The researchers identified a new enzyme group that attaches an unusual molecular tag to a component of the cell’s microtubular highway system. The tag is attached to a localized region of a microtubule and may act like a road sign on the interstate, directing motor proteins to take the “proper exit” to the nucleus or the cell membrane.

“We’ve known for more than a decade that strings of glutamic acid an amino acid are sometimes attached to the side of a protein called tubulin,” said Gaertig, one of the senior co-authors on the paper. Tubulin is a component of microtubules. “This modification occurs in all cells but is abundant in neurons in the brain.”

Few other proteins are modified in this way. But investigating what the modification does and how it works has been difficult until now.

The authors have identified a new group of enzymes – called polyglutamylases – that attach glutamic acid chains of varying length and branching patterns.

Because the enzyme complex is active only for a short window during development in mice, it took a “biochemical tour de force” by collaborators in France to purify it.

In Gaertig’s group, doctoral student Krzysztof Rogowski then identified the enzyme complex’s active subunit and postdoctoral associate Dorota Wloga found genes for these enzymes in many organisms including humans. The researchers also showed that these enzymes can modify just a portion of a microtubular highway, an important discovery that suggests the mechanism for directing cell traffic. The lab studied polyglutamylases from the unicellular pond protist Tetrahymena, a model organism that has abundant modified microtubules and shares many of the same properties of internal cell traffic as animal cells.
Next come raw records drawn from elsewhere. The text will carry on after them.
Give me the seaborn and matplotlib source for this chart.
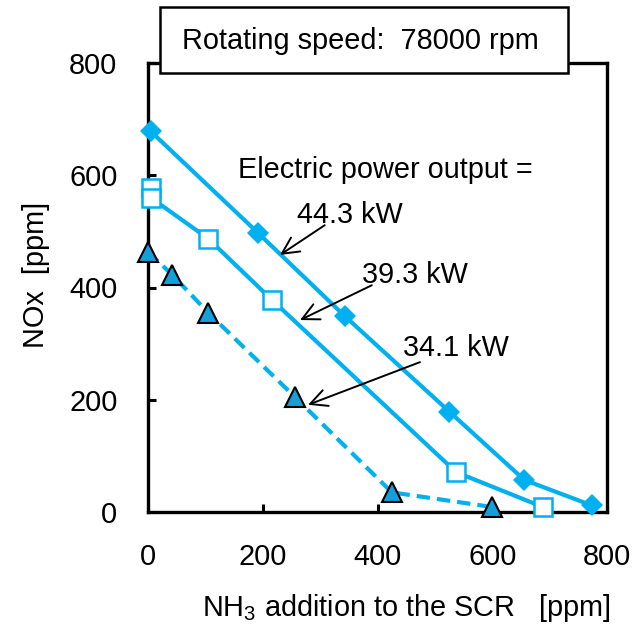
import matplotlib
matplotlib.use("Agg")
import matplotlib.pyplot as plt
import matplotlib.patches as mpatches
import seaborn as sns
import pandas as pd

# ---- data ----
x_443 = [5, 192, 343, 525, 656, 773]
y_443 = [678, 497, 349, 179, 57, 12]
x_393 = [5, 5, 105, 216, 537, 688]
y_393 = [577, 560, 487, 378, 71, 9]
x_341 = [0, 42, 105, 256, 425, 599]
y_341 = [463, 423, 355, 205, 35, 9]
x_ticks = [0, 200, 400, 600, 800]
y_ticks = [0, 200, 400, 600, 800]

sns.set_theme(style="white")
plt.rcParams["font.family"] = ["Liberation Sans", "DejaVu Sans"]
plt.rcParams["text.color"] = "black"
plt.rcParams["axes.labelcolor"] = "black"
plt.rcParams["mathtext.fontset"] = "custom"
plt.rcParams["mathtext.rm"] = "Liberation Sans"

BLUE = "#00B0F0"
TRI = "#149FD8"
FS = 20.8

fig = plt.figure(figsize=(6.36, 6.27), dpi=100)
ax = fig.add_axes([148/636, 1-512/627, 459/636, 449/627])

sns.lineplot(x=x_443, y=y_443, ax=ax, sort=False, estimator=None, errorbar=None,
             color=BLUE, lw=3, marker="D", markersize=11, markeredgewidth=0,
             markerfacecolor=BLUE, clip_on=False, zorder=3)
sns.lineplot(x=x_393, y=y_393, ax=ax, sort=False, estimator=None, errorbar=None,
             color=BLUE, lw=3, marker="s", markersize=13, markeredgewidth=1.8,
             markerfacecolor="white", markeredgecolor=BLUE, clip_on=False, zorder=3)
sns.lineplot(x=x_341, y=y_341, ax=ax, sort=False, estimator=None, errorbar=None,
             color=BLUE, lw=3, linestyle=(0, (3.2, 1.7)), marker="^", markersize=14,
             markeredgewidth=1.5, markerfacecolor=TRI, markeredgecolor="black",
             clip_on=False, zorder=3)

ax.set_xlim(0, 800)
ax.set_ylim(0, 800)
ax.set_xticks(x_ticks)
ax.set_yticks(y_ticks)
ax.tick_params(axis="both", direction="in", length=6, width=2.2, labelsize=FS,
               colors="black", left=True, bottom=True)
ax.tick_params(axis="x", pad=22)
ax.tick_params(axis="y", pad=22)
for s in ax.spines.values():
    s.set_linewidth(2.4)
    s.set_color("black")

ax.set_xlabel("NH$_\\mathregular{3}$ addition to the SCR   [ppm]", fontsize=FS)
ax.xaxis.set_label_coords(0.562, -0.178)
ax.set_ylabel("NOx  [ppm]", fontsize=FS)
ax.yaxis.set_label_coords(-0.213, 0.528)

# annotations
ax.text(157, 609, "Electric power output =", fontsize=FS, ha="left", va="center")
ax.text(259, 529, "44.3 kW", fontsize=FS, ha="left", va="center")
ax.text(373, 422, "39.3 kW", fontsize=FS, ha="left", va="center")
ax.text(444, 292, "34.1 kW", fontsize=FS, ha="left", va="center")
aprops = dict(arrowstyle="->,head_length=1.0,head_width=0.5", color="black", lw=1.4,
              shrinkA=0, shrinkB=0)
ax.annotate("", xy=(230, 458), xytext=(308, 511), arrowprops=aprops)
ax.annotate("", xy=(265, 342), xytext=(390, 404), arrowprops=aprops)
ax.annotate("", xy=(279, 191), xytext=(474, 267), arrowprops=aprops)

# title box
rect = mpatches.Rectangle((160/636, 1-73/627), 408/636, 66/627, transform=fig.transFigure,
                          facecolor="white", edgecolor="black", lw=1.8, zorder=5)
fig.add_artist(rect)
fig.text(360/636, 1-41/627, "Rotating speed:  78000 rpm", fontsize=FS, ha="center",
         va="center", zorder=6)

fig.savefig("out.png", dpi=100)
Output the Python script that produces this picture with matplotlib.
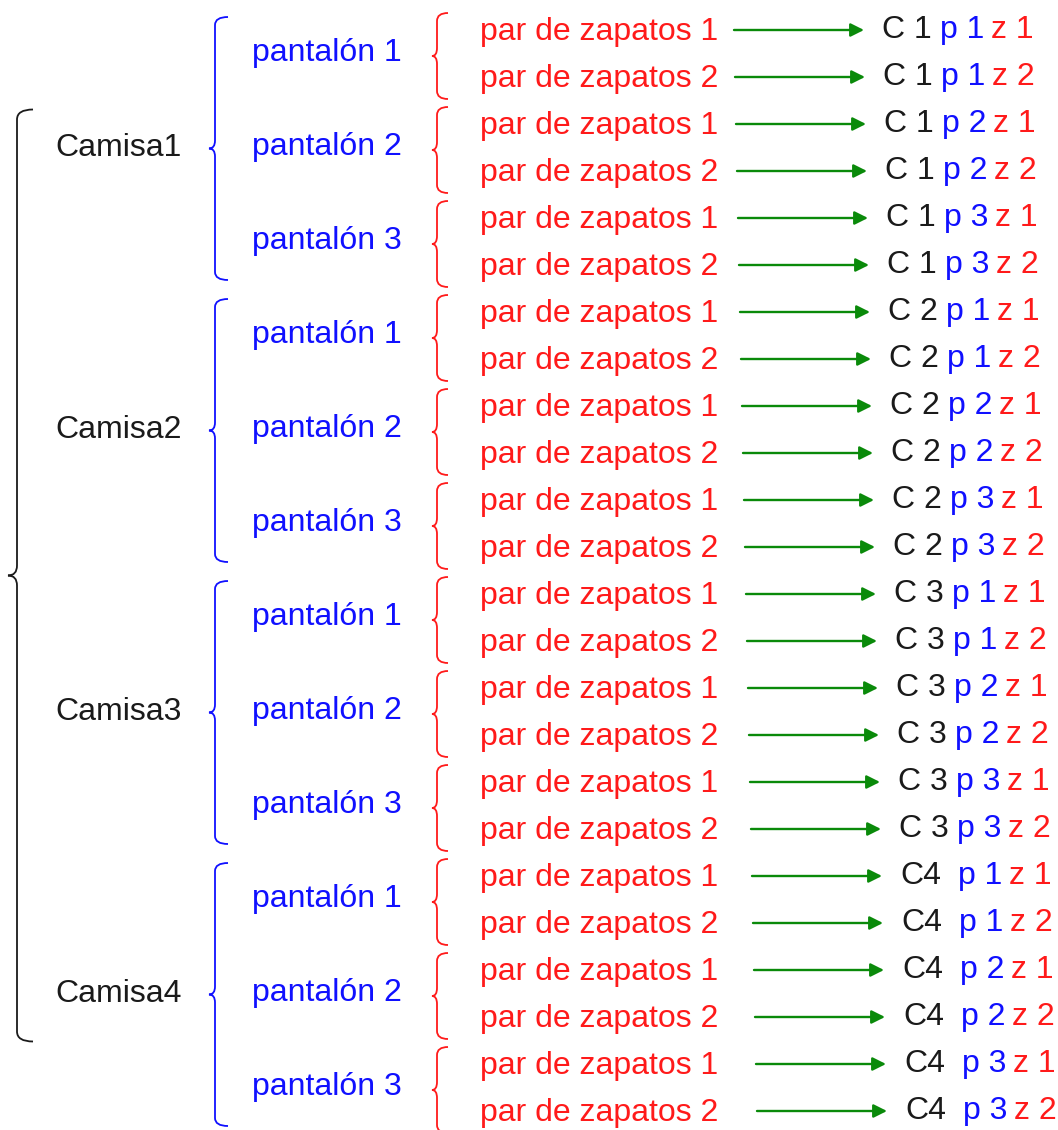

“Although it has been known for some time that polyglutamylation occurs, the function of these glutamic acid chains on microtubules have, until now, remained completely obscure,” Eve Ida Barak, a program director for the National Science Foundation, said in an e-mail.

This research paves the way for detailed studies of what polyglutamylate modification does and how it works.

The UGA research team was supported by an NSF grant.